Ferdinand II, the old King of Aragon, honoured Anna de Beaumont with the Order of S. Iago. In 1514, Margaret petitioned the Emperor to permit Anna, who was burdened by the frailties of old age, to retire to one of the Archduke's residences in Ghent and to receive her accustomed pension and a "good annual sum of money". This plea emphasized Anna's extensive and commendable service to "Mesdames mes nieces," coupled with the perceived inadequacy of compensation for her dedicated efforts. Despite the request, Anna continued in her position. A fellow lady-in-waiting, Marie de Croix, the widow of Charles de Latre, who had served as butler to the princes until his death in 1510, was appointed to assist Anna in her duties.

She served as Grand Mistress at the Hof van Savoye in Mechelen, Antwerp, for eighteen years, until the marriage of Eleanor of Austria and Manuel I of Portugal, where Anna accompanied the archduchess to Spain, in 1517. Here she obtained her retirement and was rewarded a pension of 1500 ducats by Charles V, "so that she might withdraw to her home".

She died shortly afterwards in 1518 in Valladolid.

== Family and misidentification ==
In his genealogy of the Beaumont-Navarre family from 1909, Basque historian Jean de Jaurgain, states that Anna de Beaumont died "unmarried". Some documents attest her heir as Francés de Beaumont, her fraternal nephew.

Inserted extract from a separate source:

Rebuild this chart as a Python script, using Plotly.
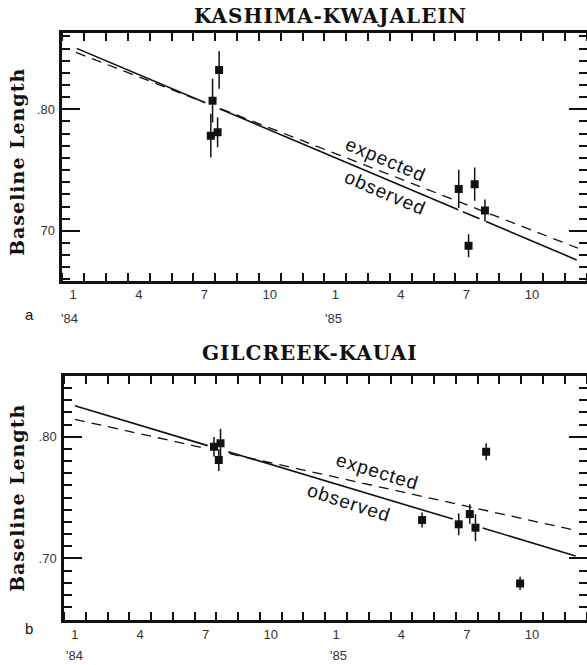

Anna de Beaumont had at least two namesake nieces, with whom she is sometimes misidentified. One of these, Anna de Beaumont, daughter of Louis II de Beaumont, 2nd Count of Lerín, married Juan de Mendoza. Her brother, Juan de Beaumont, also had a daughter named Ana de Beaumont, who married Luiz de Peralta, 3rd Lord of Valtierra (Señor de Valtierra), son of Martin de Peralta, Lord of Valtierra and Leonor de Rebolledo.